Monday, February 12, 2018 | George McCormack
Categories : Market Trends
New developments and process improvements continue at a brisk pace - considerably greater than that typically seen in a number of other industries – and these changes are more of an expectation and a constant in the environment for those working within the aerospace sector. In terms of scope and complexity, the field has expanded more in the past 50 years or so than others have evolved in the last century, or more. This atmosphere of furious change means that anything capable of providing some stability or reliability is worth seizing upon - and that is exactly what AMETEK ECP provides via the components and packaging we supply to aerospace firms. Case in point - Zero Defect Programs or ZDP for short.

What follows is the first in a series of blog posts that will explore the various sectors with which AMETEK does a great deal of its business, starting with aerospace. We'll examine the broader state of this field and also look at indicators that could point toward the direction in which it's headed for the foreseeable future.

Aerospace at a glance

It's fair to describe commercial and military aerospace as an elite field. According to the Department of Commerce, the sector directly employed only about 500,000 workers as of 2018, which represents less than 1 percent of the U.S. civilian labor force. Even taking the 700,000 additional jobs it facilitates in tangentially related industries, it's still undoubtedly a job for the few rather than the many. Between 2016 and 2026, the Bureau of Labor Statistics expects aerospace employment to grow by about 6 percent, which is close to the U.S. average for all jobs. The value aerospace produces involves considerably greater numbers. It generated $147 billion in exports, attracted $22.5 billion in foreign direct investment and created a positive trade balance of $90.5 billion during 2016 - the most recent year for which data was available - and this figure notably outpaced all other manufacturing-related trade surpluses.

defense industry

Trends to watch in 2018 and beyond

In a world that has become increasingly globalized in terms of trade, yet somewhat more fractured from a geopolitical perspective - both trends not likely to reverse themselves any time soon - defense spending has gone up, particularly in the U.S. and Europe.

According to research conducted by Standard & Poor's Global, this will be one of the biggest factors driving revenue growth in the aerospace industry all over the world during the next two years. Specifically, the credit rating and market analysis firm projects that there will be an uptick of about 7 percent in North American aerospace revenue during both 2018 and 2019, with global revenue growth rising steadily to reach just above 6 percent in 2019.

The aforementioned BLS predictions also cite the fact that many commercial aircraft are being redesigned to meet a variety of concerns, including fuel efficiency, excessive noise and sustainability. This will help maintain employment within the sector, as will a recently renewed focus on the possibilities of future space exploration. Finally, Deloitte found that a significant number of U.S. aerospace firms had begun diversifying in an effort to increase profitability, such as defense-focused providers adding the commercial vertical to their offerings and vice versa.

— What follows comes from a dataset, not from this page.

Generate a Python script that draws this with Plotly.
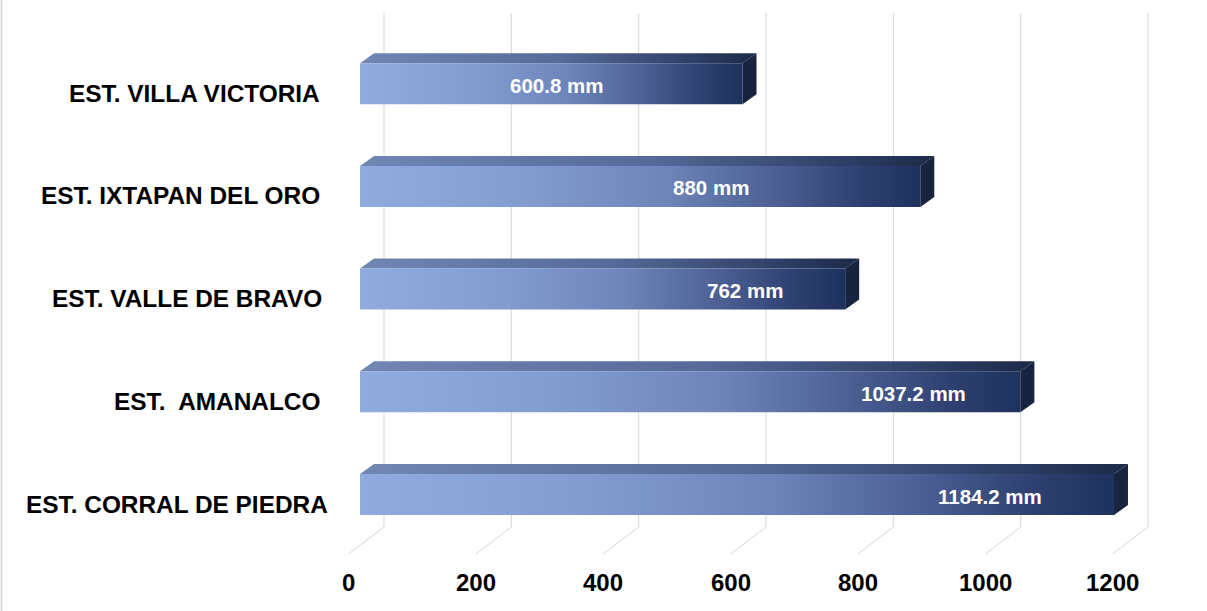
import plotly.graph_objects as go

# ---------------- data ----------------
categories = ["EST. CORRAL DE PIEDRA", "EST.  AMANALCO", "EST. VALLE DE BRAVO",
              "EST. IXTAPAN DEL ORO", "EST. VILLA VICTORIA"]
values = [1184.2, 1037.2, 762, 880, 600.8]
value_labels = ["1184.2 mm", "1037.2 mm", "762 mm", "880 mm", "600.8 mm"]
label_pos = [1007, 887, 623, 569, 326]          # where each value label sits (axis units)
tick_vals = [0, 200, 400, 600, 800, 1000, 1200]
tick_text = ["0", "200", "400", "600", "800", "1000", "1200"]

# ---------------- geometry (pixels) ----------------
W, H = 1207, 611
X0_PX = 348.5      # pixel of value 0 on the floor front edge
PXU = 0.6367       # pixels per value unit
Y0_PX = 494.5      # pixel of first bar front-face centre
ROW = 102.7        # pixels between rows
cat_right_px = [330, 322, 324, 322, 322]   # right edge of each category label

xrange_ = [-X0_PX / PXU, (W - X0_PX) / PXU]
yrange_ = [(Y0_PX - H) / ROW, Y0_PX / ROW]

def xu(px):
    return px / PXU

def yu(py):          # absolute pixel row -> y data
    return (Y0_PX - py) / ROW

BAR_SHIFT = xu(11.5)
HALF = 20.5 / ROW
DX = xu(14)
DY = 10 / ROW

front_scale = [[0, "#90acde"], [0.3, "#829cd0"], [0.55, "#6d84b9"],
               [0.75, "#4a5e92"], [0.9, "#2c3f6e"], [1, "#1f325e"]]
top_scale = [[0, "#7086b3"], [0.5, "#566b99"], [0.8, "#33446d"], [1, "#1c2a48"]]
SIDE = "#17233f"
GRID = "#d6d6d6"

fig = go.Figure()

# gridlines (back wall + floor)
gx, gy = [], []
for v in tick_vals:
    gx += [v + xu(35.5), v + xu(35.5), v, None]
    gy += [yu(13), yu(527), yu(554), None]
fig.add_trace(go.Scatter(x=gx, y=gy, mode="lines",
                         line=dict(color=GRID, width=1), hoverinfo="skip"))

# bars
for i, v in enumerate(values):
    x0 = BAR_SHIFT
    x1 = v + BAR_SHIFT
    yt = i + HALF
    yb = i - HALF
    # top face
    fig.add_trace(go.Scatter(
        x=[x0, x1, x1 + DX, x0 + DX, x0], y=[yt, yt, yt + DY, yt + DY, yt],
        mode="lines", fill="toself", line=dict(width=0),
        fillgradient=dict(type="horizontal", colorscale=top_scale, start=x0, stop=x1 + DX),
        hoverinfo="skip"))
    # side face
    fig.add_trace(go.Scatter(
        x=[x1, x1 + DX, x1 + DX, x1, x1], y=[yt, yt + DY, yb + DY, yb, yt],
        mode="lines", fill="toself", fillcolor=SIDE, line=dict(width=0),
        hoverinfo="skip"))
    # front face
    fig.add_trace(go.Scatter(
        x=[x0, x1, x1, x0, x0], y=[yt, yt, yb, yb, yt],
        mode="lines", fill="toself", line=dict(width=0),
        fillgradient=dict(type="horizontal", colorscale=front_scale, start=x0, stop=x1),
        hoverinfo="skip"))

annotations = []
LABEL_FONT = dict(family="Liberation Sans, Arial, sans-serif", size=24.4, color="black", weight="bold")
TICK_FONT = dict(family="Liberation Sans, Arial, sans-serif", size=24, color="black", weight="bold")
for i, c in enumerate(categories):
    annotations.append(dict(
        text=c.replace("  ", "\u00a0 "), xref="paper", yref="y",
        x=cat_right_px[i] / W, y=i - 9.5 / ROW, xanchor="right", yanchor="middle",
        showarrow=False, font=LABEL_FONT))
for v, t in zip(tick_vals, tick_text):
    annotations.append(dict(
        text=t, xref="x", yref="y", x=v, y=yu(582),
        xanchor="center", yanchor="middle", showarrow=False, font=TICK_FONT))
for i, (p, t) in enumerate(zip(label_pos, value_labels)):
    annotations.append(dict(
        text=t, xref="x", yref="y", x=p, y=i - 1.5 / ROW,
        xanchor="center", yanchor="middle", showarrow=False,
        font=dict(family="Liberation Sans Narrow, Arial Narrow, Liberation Sans, sans-serif",
                  size=20.5, color="white", weight="bold")))

fig.update_layout(
    width=W, height=H, margin=dict(l=0, r=0, t=0, b=0),
    paper_bgcolor="white", plot_bgcolor="white", showlegend=False,
    xaxis=dict(range=xrange_, visible=False, fixedrange=True),
    yaxis=dict(range=yrange_, visible=False, fixedrange=True),
    annotations=annotations,
    shapes=[dict(type="line", xref="paper", yref="paper", x0=1.5 / W, x1=1.5 / W,
                 y0=0, y1=1, line=dict(color="#cfcfcf", width=1.5))],
)

fig.write_html("out.html")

Challenges facing the sector

No industry is free of challenges facing the businesses that practice it, and aerospace isn't an exception to this rule. According to a separate report compiled by Deloitte, although net commercial exports from the U.S. aerospace field went up by 12 percent - $9 billion - in 2016, growth in this vertical slowed down somewhat and fell to 1.7 percent. Sales to foreign armed forces groups from U.S. firms dropped by a much greater number, losing $13 billion to constitute a 28 percent decline for 2016. Finally, employment dropped by 0.3 percent between 2011 and 2016. All that said, these trends, while certainly suboptimal, cannot be seen as massive stumbling blocks for the sector. The world will never lack the need for aerial defense, and as technologies advance even further, the simple fact of endless possibilities guarantees a bright future for aerospace if not a spotless one.

Where AMETEK comes in AMETEK ECP has provided vital products to the fields of commercial and military aerospace for decades, directly working with original equipment manufacturers to always keep the sector moving forward.

Our expertise in designing and manufacturing hermetically sealed packages for voltage regulators, circuits, cabling (fiber-optic and coaxial) feed-through and more has given AMETEK an estimable reputation among leaders in the industry. We devise the foundational pieces that allow one of America's most important industries on a global scale to thrive.